Extract everything from the first line through the line with "const timeTicks = [0, 100, 200];", both ends included, except for any pictures.
++++++++
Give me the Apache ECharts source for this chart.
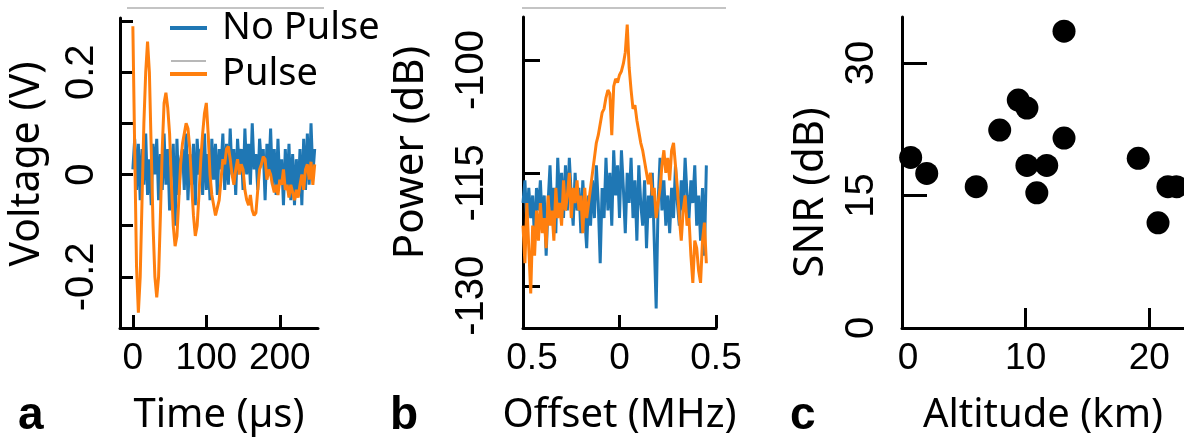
<!DOCTYPE html>
<html><head><meta charset="utf-8">
<script src="https://cdn.jsdelivr.net/npm/echarts@6/dist/echarts.min.js"></script>
<style>html,body{margin:0;padding:0;background:#fff}#c{width:1184px;height:448px}</style>
</head><body><div id="c"></div>
<script>
// ---- Panel a: time series (µs, V) ----
const timeStepUs = 2.5;
const voltageNoPulse = [
  0.01, 0.07, -0.03, 0.06, -0.05, 0.05, -0.02, 0.08, -0.04, 0.03,
  -0.06, 0.06, 0.0, 0.07, -0.05, 0.04, -0.03, 0.08, -0.02, 0.05,
  -0.07, 0.02, 0.06, -0.1, 0.07, -0.04, 0.03, 0.05, -0.03, 0.08,
  -0.05, 0.04, -0.02, 0.06, -0.06, 0.07, 0.0, 0.05, -0.04, 0.08,
  -0.03, 0.04, -0.05, 0.07, -0.01, 0.06, -0.04, 0.05, 0.01, 0.08,
  -0.03, 0.06, -0.02, 0.09, 0.0, 0.05, -0.04, 0.07, 0.01, 0.05,
  -0.03, 0.09, 0.0, 0.06, -0.02, 0.1, 0.01, 0.04, -0.03, 0.07,
  0.02, 0.05, -0.05, 0.06, 0.0, 0.09, -0.02, 0.05, -0.04, 0.07,
  -0.02, 0.03, -0.06, 0.05, -0.03, 0.06, -0.05, 0.04, -0.06, 0.03,
  -0.04, 0.05, -0.06, 0.07, -0.03, 0.08, -0.02, 0.1, 0.0, 0.05
];
const voltagePulse = [
  0.29, 0.05, -0.18, -0.27, -0.2, -0.05, 0.1, 0.2, 0.26, 0.2,
  0.05, -0.1, -0.2, -0.24, -0.2, -0.08, 0.05, 0.14, 0.16, 0.13,
  0.08, -0.02, -0.1, -0.14, -0.12, -0.05, 0.02, 0.06, 0.08, 0.1,
  0.09, 0.05, -0.02, -0.08, -0.12, -0.1, -0.04, 0.03, 0.08, 0.12,
  0.14, 0.08, 0.0, -0.04, -0.06, -0.08, -0.08, -0.05, -0.01, 0.03,
  0.02, 0.05, 0.055, 0.03, 0.0, -0.02, 0.01, 0.03, 0.0, 0.02,
  0.01, -0.03, -0.05, -0.06, -0.04, -0.07, -0.08, -0.075, -0.03, 0.01,
  0.02, 0.035, 0.03, -0.01, 0.01, 0.0, -0.02, -0.035, -0.02, -0.04,
  -0.01, -0.02, 0.01, -0.03, -0.02, -0.045, -0.02, -0.035, -0.05, -0.03,
  -0.045, -0.02, 0.0, -0.03, 0.01, 0.02, -0.01, 0.025, -0.02, 0.02
];
const voltageTicks = [-0.2, -0.1, 0, 0.1, 0.2, 0.3];
const voltageLabels = [-0.2, 0, 0.2];
const timeTicks = [0, 100, 200];

// ---- Panel b: spectra (MHz, dB) ----
const offsetStartMHz = -0.5;
const offsetStepMHz = 0.01;
const powerNoPulse = [
  -119, -116, -122, -117, -121, -118, -124, -117, -120, -116,
  -122, -118, -126, -119, -114, -121, -117, -123, -113, -119,
  -115, -121, -114, -120, -113, -118, -122, -115, -120, -117,
  -123, -116, -121, -125, -118, -122, -116, -121, -114, -119,
  -127, -117, -121, -113, -120, -115, -122, -112, -118, -114,
  -121, -112, -117, -123, -115, -119, -113, -121, -116, -124,
  -114, -119, -122, -116, -125, -118, -121, -115, -124, -133,
  -119, -113, -120, -116, -122, -118, -123, -117, -121, -114,
  -119, -122, -116, -120, -113, -118, -121, -116, -119, -114,
  -122, -118, -124, -117, -126, -114
];
const powerPulse = [
  -122, -127, -119, -125, -131, -122, -126, -120, -124, -119,
  -123, -121, -125, -118, -122, -120, -124, -117, -121, -119,
  -122, -116, -120, -118, -115, -121, -117, -119, -116, -120,
  -118, -123, -117, -121, -119, -117, -115, -113, -111, -110,
  -108.5, -107, -106.5, -105, -104, -104.5, -110, -103.5, -102.5, -103,
  -102, -101.5, -100.5, -99, -95.3, -101, -104, -106.5, -106, -108,
  -109.5, -111, -112, -113.5, -115, -116.5, -115, -118, -117, -121,
  -119, -117, -114, -112, -115, -113, -116, -112, -111, -114,
  -117, -121, -124, -120, -118, -122, -121, -126, -129.6, -124,
  -125, -128, -129.6, -124, -121.6, -127
];
const powerTicks = [-130, -115, -100];
const offsetTicks = [-0.5, 0, 0.5];

// ---- Panel c: SNR vs altitude ----
const altitudeKm = [0.7, 2.0, 6.0, 7.9, 9.4, 10.1, 10.1, 11.7, 10.9, 13.1, 13.1, 19.1, 20.7, 21.5, 22.2];
const snrDb =      [19.3, 17.5, 16.0, 22.4, 25.8, 24.9, 18.4, 18.4, 15.3, 33.6, 21.5, 19.2, 11.9, 16.0, 16.0];
const altitudeTicks = [0, 10, 20];
const snrTicks = [0, 15, 30];

const BLUE = '#1f77b4', ORANGE = '#ff7f0e';
const TICKFONT = 'Liberation Sans';
const TITLEFONT = 'Noto Sans';
const LW = 3;

const timeSeries = arr => arr.map((v, i) => [i * timeStepUs, v]);
const specSeries = arr => arr.map((v, i) => [+(offsetStartMHz + i * offsetStepMHz).toFixed(2), v]);

function baseAxis(extra) {
  return Object.assign({
    type: 'value',
    axisLine: { show: true, onZero: false, lineStyle: { color: '#000', width: 3 } },
    axisTick: { show: true, inside: true, length: 13, lineStyle: { color: '#000', width: 3 } },
    splitLine: { show: false },
    nameLocation: 'middle',
    nameMoveOverlap: false,
    nameTextStyle: { fontFamily: TITLEFONT, fontSize: 40, color: '#000' }
  }, extra);
}
function xLabel(extra) {
  return Object.assign({ show: true, fontFamily: TICKFONT, fontSize: 37, color: '#000', margin: 12, hideOverlap: false }, extra);
}
function yLabel(extra) {
  return Object.assign({ show: true, rotate: 90, fontFamily: TICKFONT, fontSize: 40, color: '#000', hideOverlap: false }, extra);
}

const chart = echarts.init(document.getElementById('c'));
chart.setOption({
  animation: false,
  backgroundColor: '#fff',
  grid: [
    { left: 120, top: 18, width: 198, height: 310, outerBoundsMode: 'none', containLabel: false },
    { left: 523, top: 17, width: 193, height: 311, outerBoundsMode: 'none', containLabel: false },
    { left: 902, top: 17, right: 0, height: 311, outerBoundsMode: 'none', containLabel: false }
  ],
  legend: {
    left: 170, top: 9, orient: 'vertical', padding: 0, itemGap: 8,
    icon: 'rect', itemWidth: 37, itemHeight: 4,
    data: ['No Pulse', 'Pulse'],
    textStyle: { fontFamily: TITLEFONT, fontSize: 38, color: '#000', padding: [0, 0, 0, 10] }
  },
  xAxis: [
    baseAxis({ gridIndex: 0, min: -17.5, max: 252, name: 'Time (µs)', nameGap: 68,
      axisTick: { show: true, inside: true, length: 13, customValues: timeTicks, lineStyle: { color: '#000', width: 3 } },
      axisLabel: xLabel({ customValues: timeTicks }) }),
    baseAxis({ gridIndex: 1, min: -0.5, max: 0.5, name: 'Offset (MHz)', nameGap: 68,
      axisTick: { show: true, inside: true, length: 13, customValues: offsetTicks, lineStyle: { color: '#000', width: 3 } },
      axisLabel: xLabel({ customValues: offsetTicks,
        formatter: v => v === -0.5 ? '{s|0.5}' : String(Math.abs(v)),
        rich: { s: { fontFamily: TICKFONT, fontSize: 37, color: '#000', padding: [0, 0, 0, 18] } } }) }),
    baseAxis({ gridIndex: 2, min: 0, max: 22.8, name: 'Altitude (km)', nameGap: 68,
      axisTick: { show: true, inside: true, length: 20, customValues: altitudeTicks, lineStyle: { color: '#000', width: 3 } },
      axisLabel: xLabel({ customValues: altitudeTicks,
        formatter: v => v === 0 ? '{s|0}' : String(v),
        rich: { s: { fontFamily: TICKFONT, fontSize: 37, color: '#000', padding: [0, 0, 0, 12] } } }) })
  ],
  yAxis: [
    baseAxis({ gridIndex: 0, min: -0.3, max: 0.306, name: 'Voltage (V)', nameGap: 72,
      nameTextStyle: { fontFamily: TITLEFONT, fontSize: 41, color: '#000', padding: [0, 0, 0, 18] },
      axisTick: { show: true, inside: true, length: 13, customValues: voltageTicks, lineStyle: { color: '#000', width: 3 } },
      axisLabel: yLabel({ customValues: voltageLabels, margin: 18 }) }),
    baseAxis({ gridIndex: 1, min: -135.6, max: -94.3, name: 'Power (dB)', nameGap: 91,
      nameTextStyle: { fontFamily: TITLEFONT, fontSize: 42, color: '#000', padding: [0, 0, 0, 40] },
      axisTick: { show: true, inside: true, length: 17, customValues: powerTicks, lineStyle: { color: '#000', width: 3 } },
      axisLabel: yLabel({ customValues: powerTicks, margin: 31, padding: [0, 20, 0, 0] }) }),
    baseAxis({ gridIndex: 2, min: 0, max: 35.2, name: 'SNR (dB)', nameGap: 70,
      nameTextStyle: { fontFamily: TITLEFONT, fontSize: 42, color: '#000', padding: [0, 40, 0, 0] },
      axisTick: { show: true, inside: true, length: 25, customValues: snrTicks, lineStyle: { color: '#000', width: 3 } },
      axisLabel: yLabel({ customValues: snrTicks, margin: 20 }) })
  ],
  series: [
    { name: 'No Pulse', type: 'line', xAxisIndex: 0, yAxisIndex: 0, data: timeSeries(voltageNoPulse),
      showSymbol: false, symbol: 'none', lineStyle: { color: BLUE, width: LW }, itemStyle: { color: BLUE } },
    { name: 'Pulse', type: 'line', xAxisIndex: 0, yAxisIndex: 0, data: timeSeries(voltagePulse),
      showSymbol: false, symbol: 'none', lineStyle: { color: ORANGE, width: LW }, itemStyle: { color: ORANGE } },
    { name: 'No Pulse', type: 'line', xAxisIndex: 1, yAxisIndex: 1, data: specSeries(powerNoPulse),
      showSymbol: false, symbol: 'none', lineStyle: { color: BLUE, width: LW }, itemStyle: { color: BLUE } },
    { name: 'Pulse', type: 'line', xAxisIndex: 1, yAxisIndex: 1, data: specSeries(powerPulse),
      showSymbol: false, symbol: 'none', lineStyle: { color: ORANGE, width: LW }, itemStyle: { color: ORANGE } },
    { name: 'SNR', type: 'scatter', xAxisIndex: 2, yAxisIndex: 2,
      data: altitudeKm.map((a, i) => [a, snrDb[i]]),
      symbolSize: 23, itemStyle: { color: '#000', opacity: 1 } }
  ],
  graphic: [
    { type: 'line', shape: { x1: 127, y1: 8, x2: 324, y2: 8 }, style: { stroke: '#b0b0b0', lineWidth: 1.5 } },
    { type: 'line', shape: { x1: 522, y1: 8, x2: 726, y2: 8 }, style: { stroke: '#b0b0b0', lineWidth: 1.5 } },
    { type: 'line', shape: { x1: 171, y1: 61, x2: 206, y2: 61 }, style: { stroke: '#a0a0a0', lineWidth: 1.5 } },
    { type: 'text', x: 18, y: 416, style: { text: 'a', font: 'bold 46px "Liberation Sans"', fill: '#000', verticalAlign: 'middle' } },
    { type: 'text', x: 390, y: 416, style: { text: 'b', font: 'bold 46px "Liberation Sans"', fill: '#000', verticalAlign: 'middle' } },
    { type: 'text', x: 790, y: 416, style: { text: 'c', font: 'bold 46px "Liberation Sans"', fill: '#000', verticalAlign: 'middle' } }
  ]
});
</script></body></html>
++++++++
▶ **Written solution**
Give me the Apache ECharts source for this chart.
<!DOCTYPE html>
<html><head><meta charset="utf-8">
<script src="https://cdn.jsdelivr.net/npm/echarts@6/dist/echarts.min.js"></script>
<style>html,body{margin:0;padding:0;background:#fff}#c{width:1184px;height:448px}</style>
</head><body><div id="c"></div>
<script>
// ---- Panel a: time series (µs, V) ----
const timeStepUs = 2.5;
const voltageNoPulse = [
  0.01, 0.07, -0.03, 0.06, -0.05, 0.05, -0.02, 0.08, -0.04, 0.03,
  -0.06, 0.06, 0.0, 0.07, -0.05, 0.04, -0.03, 0.08, -0.02, 0.05,
  -0.07, 0.02, 0.06, -0.1, 0.07, -0.04, 0.03, 0.05, -0.03, 0.08,
  -0.05, 0.04, -0.02, 0.06, -0.06, 0.07, 0.0, 0.05, -0.04, 0.08,
  -0.03, 0.04, -0.05, 0.07, -0.01, 0.06, -0.04, 0.05, 0.01, 0.08,
  -0.03, 0.06, -0.02, 0.09, 0.0, 0.05, -0.04, 0.07, 0.01, 0.05,
  -0.03, 0.09, 0.0, 0.06, -0.02, 0.1, 0.01, 0.04, -0.03, 0.07,
  0.02, 0.05, -0.05, 0.06, 0.0, 0.09, -0.02, 0.05, -0.04, 0.07,
  -0.02, 0.03, -0.06, 0.05, -0.03, 0.06, -0.05, 0.04, -0.06, 0.03,
  -0.04, 0.05, -0.06, 0.07, -0.03, 0.08, -0.02, 0.1, 0.0, 0.05
];
const voltagePulse = [
  0.29, 0.05, -0.18, -0.27, -0.2, -0.05, 0.1, 0.2, 0.26, 0.2,
  0.05, -0.1, -0.2, -0.24, -0.2, -0.08, 0.05, 0.14, 0.16, 0.13,
  0.08, -0.02, -0.1, -0.14, -0.12, -0.05, 0.02, 0.06, 0.08, 0.1,
  0.09, 0.05, -0.02, -0.08, -0.12, -0.1, -0.04, 0.03, 0.08, 0.12,
  0.14, 0.08, 0.0, -0.04, -0.06, -0.08, -0.08, -0.05, -0.01, 0.03,
  0.02, 0.05, 0.055, 0.03, 0.0, -0.02, 0.01, 0.03, 0.0, 0.02,
  0.01, -0.03, -0.05, -0.06, -0.04, -0.07, -0.08, -0.075, -0.03, 0.01,
  0.02, 0.035, 0.03, -0.01, 0.01, 0.0, -0.02, -0.035, -0.02, -0.04,
  -0.01, -0.02, 0.01, -0.03, -0.02, -0.045, -0.02, -0.035, -0.05, -0.03,
  -0.045, -0.02, 0.0, -0.03, 0.01, 0.02, -0.01, 0.025, -0.02, 0.02
];
const voltageTicks = [-0.2, -0.1, 0, 0.1, 0.2, 0.3];
const voltageLabels = [-0.2, 0, 0.2];
const timeTicks = [0, 100, 200];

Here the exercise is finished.